Suranne Jones ist grandios in der Hauptrolle. Sie zeigt eine Frau, die im U-Boot nicht nur mit einem Mörder, sondern auch mit ihren eigenen Traumata konfrontiert wird, die in Rückblenden erzählt werden. Immer befindet sie sich auf der Schwelle zum Nervenzusammenbruch. Die Spannung liegt also nicht nur bei stark geschriebenen Tätersuche, sondern auch bei der Frage: Wird Amy an dieser Erfahrung zerbrechen?
Fantastischer Verschwörungskrimi – mit wahrem Kern
Von der ersten Szene an ist "Vigil" fantastisch inszeniert. Die ersten sechs Minuten, in denen das Fischerboot sinkt und die Männer an Deck ihrem Schicksal überlassen werden, sind ein grausamer Eröffnungsmoment – zumal er auf einem wahren Vorfall beruht. 1990 sank tatsächlich ein Trawler namens Antares vor Schottland, weil sich sein Fischernetz mit dem Atom-U-Boot HMS Trenchant verhedderte. Und das Trident-Programm, um das es in der Serie geht und zu dem die fiktive HMS Vigil gehört, ist auch echt: Es besagt, dass zur atomaren Abschreckung stets eines von vier U-Booten mit Atombomben an Bord irgendwo an unbekannter Position im Wasser bereitsteht, um Russland zu bombardieren, sollte der Feind auf die Idee kommen, die britischen Inseln anzugreifen.

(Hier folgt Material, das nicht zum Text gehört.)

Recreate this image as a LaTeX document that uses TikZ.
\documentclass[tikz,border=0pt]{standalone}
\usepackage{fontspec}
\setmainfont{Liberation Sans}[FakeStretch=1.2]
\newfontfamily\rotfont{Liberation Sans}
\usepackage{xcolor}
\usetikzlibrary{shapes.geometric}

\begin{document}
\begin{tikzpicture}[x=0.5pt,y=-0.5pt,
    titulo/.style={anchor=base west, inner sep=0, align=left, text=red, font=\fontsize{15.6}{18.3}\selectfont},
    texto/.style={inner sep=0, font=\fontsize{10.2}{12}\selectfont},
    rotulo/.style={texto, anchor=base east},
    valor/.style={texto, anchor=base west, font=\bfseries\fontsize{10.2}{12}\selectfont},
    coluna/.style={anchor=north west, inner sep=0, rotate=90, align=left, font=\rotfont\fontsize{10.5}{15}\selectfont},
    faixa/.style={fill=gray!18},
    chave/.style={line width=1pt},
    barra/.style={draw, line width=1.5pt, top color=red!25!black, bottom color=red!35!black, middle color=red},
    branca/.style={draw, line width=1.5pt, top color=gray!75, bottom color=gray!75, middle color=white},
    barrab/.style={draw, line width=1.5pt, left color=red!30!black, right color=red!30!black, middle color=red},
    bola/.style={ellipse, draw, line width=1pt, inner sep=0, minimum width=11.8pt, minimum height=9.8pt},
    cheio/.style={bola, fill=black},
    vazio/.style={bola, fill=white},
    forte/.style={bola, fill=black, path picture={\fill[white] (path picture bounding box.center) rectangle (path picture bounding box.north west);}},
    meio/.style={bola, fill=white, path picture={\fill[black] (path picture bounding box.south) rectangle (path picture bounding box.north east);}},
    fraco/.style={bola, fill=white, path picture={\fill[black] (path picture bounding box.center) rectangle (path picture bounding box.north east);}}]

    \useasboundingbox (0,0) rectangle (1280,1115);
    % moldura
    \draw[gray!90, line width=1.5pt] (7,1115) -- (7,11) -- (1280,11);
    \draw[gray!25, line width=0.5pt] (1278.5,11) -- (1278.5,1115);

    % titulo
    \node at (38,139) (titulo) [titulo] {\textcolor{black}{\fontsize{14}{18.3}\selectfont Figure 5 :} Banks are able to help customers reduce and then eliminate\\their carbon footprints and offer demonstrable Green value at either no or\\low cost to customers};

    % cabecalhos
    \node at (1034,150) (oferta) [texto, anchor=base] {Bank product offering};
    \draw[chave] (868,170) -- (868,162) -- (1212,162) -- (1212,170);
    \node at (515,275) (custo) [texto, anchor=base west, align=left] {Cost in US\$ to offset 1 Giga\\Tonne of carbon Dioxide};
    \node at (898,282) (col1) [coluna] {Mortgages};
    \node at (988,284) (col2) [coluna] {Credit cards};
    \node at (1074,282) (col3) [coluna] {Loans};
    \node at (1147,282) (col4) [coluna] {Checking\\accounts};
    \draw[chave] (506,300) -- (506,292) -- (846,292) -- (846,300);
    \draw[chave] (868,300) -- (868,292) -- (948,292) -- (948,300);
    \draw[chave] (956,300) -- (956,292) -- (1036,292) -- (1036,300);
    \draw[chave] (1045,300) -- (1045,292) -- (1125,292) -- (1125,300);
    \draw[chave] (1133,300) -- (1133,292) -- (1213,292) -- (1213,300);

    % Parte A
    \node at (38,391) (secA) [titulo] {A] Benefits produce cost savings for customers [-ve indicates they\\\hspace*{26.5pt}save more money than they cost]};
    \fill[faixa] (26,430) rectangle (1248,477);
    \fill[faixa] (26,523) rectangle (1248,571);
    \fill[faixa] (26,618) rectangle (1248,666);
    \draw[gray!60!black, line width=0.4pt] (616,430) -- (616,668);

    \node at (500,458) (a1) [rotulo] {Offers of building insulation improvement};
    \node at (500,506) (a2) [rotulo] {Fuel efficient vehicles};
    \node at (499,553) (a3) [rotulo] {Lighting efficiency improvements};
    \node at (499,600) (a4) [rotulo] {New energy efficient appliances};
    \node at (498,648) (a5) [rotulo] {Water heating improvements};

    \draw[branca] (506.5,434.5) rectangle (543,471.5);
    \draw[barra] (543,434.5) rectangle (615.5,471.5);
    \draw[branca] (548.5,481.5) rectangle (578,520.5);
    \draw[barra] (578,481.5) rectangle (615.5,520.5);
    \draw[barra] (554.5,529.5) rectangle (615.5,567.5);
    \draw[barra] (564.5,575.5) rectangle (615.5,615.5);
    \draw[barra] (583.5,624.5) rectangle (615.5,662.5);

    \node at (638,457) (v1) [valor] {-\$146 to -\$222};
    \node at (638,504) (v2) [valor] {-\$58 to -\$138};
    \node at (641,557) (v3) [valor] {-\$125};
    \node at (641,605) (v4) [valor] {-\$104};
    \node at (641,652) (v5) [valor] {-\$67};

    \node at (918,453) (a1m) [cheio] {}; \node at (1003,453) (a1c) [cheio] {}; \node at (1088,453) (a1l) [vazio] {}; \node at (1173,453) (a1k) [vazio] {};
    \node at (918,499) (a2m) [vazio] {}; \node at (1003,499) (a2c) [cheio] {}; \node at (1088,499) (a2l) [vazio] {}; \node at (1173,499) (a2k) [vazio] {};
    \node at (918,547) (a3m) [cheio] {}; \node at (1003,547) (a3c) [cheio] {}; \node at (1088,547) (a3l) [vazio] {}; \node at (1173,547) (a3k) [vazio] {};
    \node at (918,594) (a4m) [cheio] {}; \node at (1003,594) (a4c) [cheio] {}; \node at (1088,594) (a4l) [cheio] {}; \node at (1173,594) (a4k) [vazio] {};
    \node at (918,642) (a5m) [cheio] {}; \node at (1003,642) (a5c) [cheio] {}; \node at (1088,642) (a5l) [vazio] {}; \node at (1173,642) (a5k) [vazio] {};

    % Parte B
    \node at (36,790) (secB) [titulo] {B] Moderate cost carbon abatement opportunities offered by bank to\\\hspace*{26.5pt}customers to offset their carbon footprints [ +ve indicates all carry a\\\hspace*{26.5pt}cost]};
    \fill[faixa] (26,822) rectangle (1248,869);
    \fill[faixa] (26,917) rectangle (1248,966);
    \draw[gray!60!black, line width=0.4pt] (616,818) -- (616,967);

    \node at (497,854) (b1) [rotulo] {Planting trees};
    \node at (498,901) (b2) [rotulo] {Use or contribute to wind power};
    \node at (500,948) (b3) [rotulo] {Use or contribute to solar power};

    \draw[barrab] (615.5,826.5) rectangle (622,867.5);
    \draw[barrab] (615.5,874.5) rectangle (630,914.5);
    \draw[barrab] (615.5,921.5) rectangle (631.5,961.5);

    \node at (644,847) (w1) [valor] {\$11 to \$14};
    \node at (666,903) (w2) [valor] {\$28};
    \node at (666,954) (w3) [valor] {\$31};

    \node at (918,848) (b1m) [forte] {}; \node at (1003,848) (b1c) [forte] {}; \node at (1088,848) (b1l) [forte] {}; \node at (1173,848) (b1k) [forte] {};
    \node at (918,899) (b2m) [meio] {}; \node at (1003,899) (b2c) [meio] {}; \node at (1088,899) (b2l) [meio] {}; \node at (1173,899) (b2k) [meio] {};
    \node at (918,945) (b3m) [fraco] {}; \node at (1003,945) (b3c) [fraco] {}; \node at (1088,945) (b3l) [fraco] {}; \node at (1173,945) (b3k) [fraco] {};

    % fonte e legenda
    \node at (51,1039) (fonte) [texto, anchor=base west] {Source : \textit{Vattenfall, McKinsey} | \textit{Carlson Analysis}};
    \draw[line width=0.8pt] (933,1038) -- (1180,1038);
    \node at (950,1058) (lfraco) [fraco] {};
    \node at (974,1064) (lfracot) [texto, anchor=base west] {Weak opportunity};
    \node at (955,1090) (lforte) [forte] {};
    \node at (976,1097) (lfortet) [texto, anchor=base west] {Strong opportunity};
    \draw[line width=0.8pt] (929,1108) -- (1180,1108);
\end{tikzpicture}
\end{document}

Ein Überbleibsel des Kalten Krieges. In Großbritannien führt dieses Programm immer wieder zu Diskussionen. Schottland ist gegen das Programm – und Trident ist deshalb einer der Kerngründe, weshalb Teile der schottischen Bevölkerung seit Jahrzehnten auf die Unabhängigkeit vom Vereinten Königreich pochen.
In Großbritannien löste die Serie, die von der BBC produziert wurde, deshalb schon im letzten Jahr rege Diskussionen aus. Sogar die Royal Navy fühlte sich genötigt, die Serie als "unrealistisch" zu bezeichnen, obwohl der Drehbuchautor Tom Edge viele reale Skandale der britischen Marine in "Vigil" abarbeitet. Hierzulande ist all das aber nur Hintergrundrauschen: Deutsche Zuschauer müssen nur wissen, dass es sich bei dieser Thrillerserie um eine meisterhafte Geschichte handelt, die mit zahlreichen cleveren Wendungen aufwartet, die zwei Handlungsebenen (zu Wasser und zu Land) hervorragend verknüpft und dabei kaum noch besser gespielt sein könnte.

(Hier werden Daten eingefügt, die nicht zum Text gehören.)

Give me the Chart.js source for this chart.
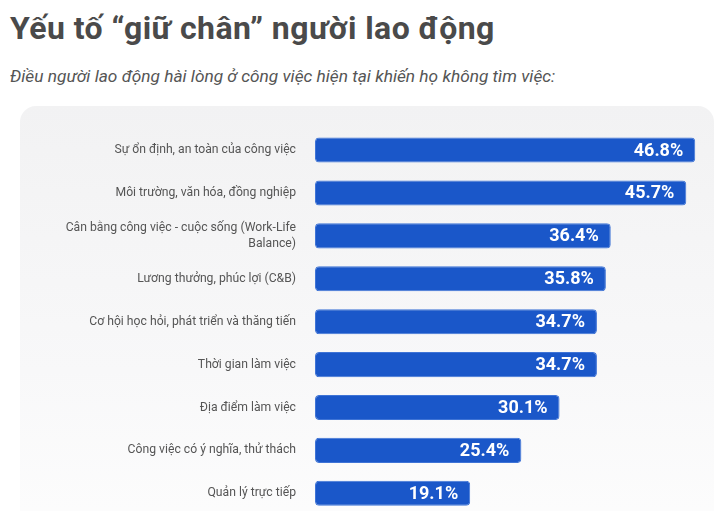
<!DOCTYPE html>
<html>
<head>
<meta charset="utf-8">
<script src="https://cdn.jsdelivr.net/npm/chart.js@4.4.1/dist/chart.umd.min.js"></script>
<style>
  html, body { margin:0; padding:0; width:715px; height:511px; overflow:hidden; background:#ffffff; }
  #title { position:absolute; left:10px; top:9px; font-family:Roboto, sans-serif; font-weight:700; font-size:32px; color:#4a4a4a; white-space:nowrap; letter-spacing:0.45px; }
  #subtitle { position:absolute; left:10px; top:66px; font-family:Roboto, sans-serif; font-style:italic; font-size:17.3px; color:#555555; white-space:nowrap; }
  #panel { position:absolute; left:20px; top:106px; width:694px; height:440px; border-radius:16px; background:linear-gradient(to bottom, #f2f2f3 0%, #f8f8f9 60%, #fdfdfd 100%); }
  #c { position:absolute; left:0; top:0; }
</style>
</head>
<body>
<div id="panel"></div>
<div id="title">Yếu tố “giữ chân” người lao động</div>
<div id="subtitle">Điều người lao động hài lòng ở công việc hiện tại khiến họ không tìm việc:</div>
<canvas id="c" width="715" height="542" style="width:715px;height:542px"></canvas>
<script>
const categories = [
  "Sự ổn định, an toàn của công việc",
  "Môi trường, văn hóa, đồng nghiệp",
  ["Cân bằng công việc - cuộc sống (Work-Life", "Balance)"],
  "Lương thưởng, phúc lợi (C&B)",
  "Cơ hội học hỏi, phát triển và thăng tiến",
  "Thời gian làm việc",
  "Địa điểm làm việc",
  "Công việc có ý nghĩa, thử thách",
  "Quản lý trực tiếp"
];
const values = [46.8, 45.7, 36.4, 35.8, 34.7, 34.7, 30.1, 25.4, 19.1];
const valueLabels = ["46.8%", "45.7%", "36.4%", "35.8%", "34.7%", "34.7%", "30.1%", "25.4%", "19.1%"];

const valuePlugin = {
  id: 'valueLabels',
  afterDatasetsDraw(chart) {
    const ctx = chart.ctx;
    const meta = chart.getDatasetMeta(0);
    ctx.save();
    ctx.fillStyle = '#ffffff';
    ctx.font = '700 18px Roboto, sans-serif';
    ctx.textAlign = 'right';
    ctx.textBaseline = 'middle';
    meta.data.forEach((bar, i) => {
      ctx.fillText(valueLabels[i], bar.x - 12, bar.y + 1);
    });
    ctx.restore();
  }
};

new Chart(document.getElementById('c'), {
  type: 'bar',
  data: {
    labels: categories,
    datasets: [{
      data: values,
      backgroundColor: '#1a57c9',
      borderColor: '#3f74d6',
      borderWidth: 1,
      borderRadius: 4,
      borderSkipped: false,
      barPercentage: 0.585,
      categoryPercentage: 1.0
    }]
  },
  options: {
    indexAxis: 'y',
    responsive: false,
    animation: false,
    layout: { padding: { left: 0, right: 10, top: 128.6, bottom: 16.6 } },
    plugins: { legend: { display: false }, tooltip: { enabled: false } },
    scales: {
      x: {
        min: 0, max: 48,
        display: false,
        grid: { display: false }
      },
      y: {
        grid: { display: false, drawTicks: false },
        border: { display: false },
        ticks: {
          padding: 19,
          color: '#555555',
          font: { family: 'Roboto, sans-serif', size: 12.2, lineHeight: 1.35 }
        },
        afterFit(scale) { scale.width = 315; }
      }
    }
  },
  plugins: [valuePlugin]
});
</script>
</body>
</html>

Kostenlos bei Arte, aber nur für kurze Zeit
Streamen kann man diesen Serien-Genuss kostenlos, da die Serie in der Arte-Mediathek verfügbar ist. Allerdings sollten sich alle, die an "Vigil" Interesse haben, damit nicht zu viel Zeit lassen: Arte hat die Serie nur für begrenzte Zeit in der Mediathek. Schon am 18. Februar 2022 verschwinden die sechs Folgen wieder aus dem Internet. Danach ist die Serie aber immerhin nicht ganz von der Bildfläche verschwunden. Am selben Tag wird sie im Handel auf DVD und Blu-ray erscheinen.
Das ist beruhigend, da das Serienjahr 2022 mit "Vigil – Tod auf hoher See" ein frühes erstes Highlight zu bieten hat, welches sicherlich im Dezember in einigen Bestenlisten auftauchen wird. Und wer alle sechs Folgen spitzenmäßig findet, kann sich schon mal freuen: Staffel 2 kommt, sie ist in Großbritannien bereits in Arbeit.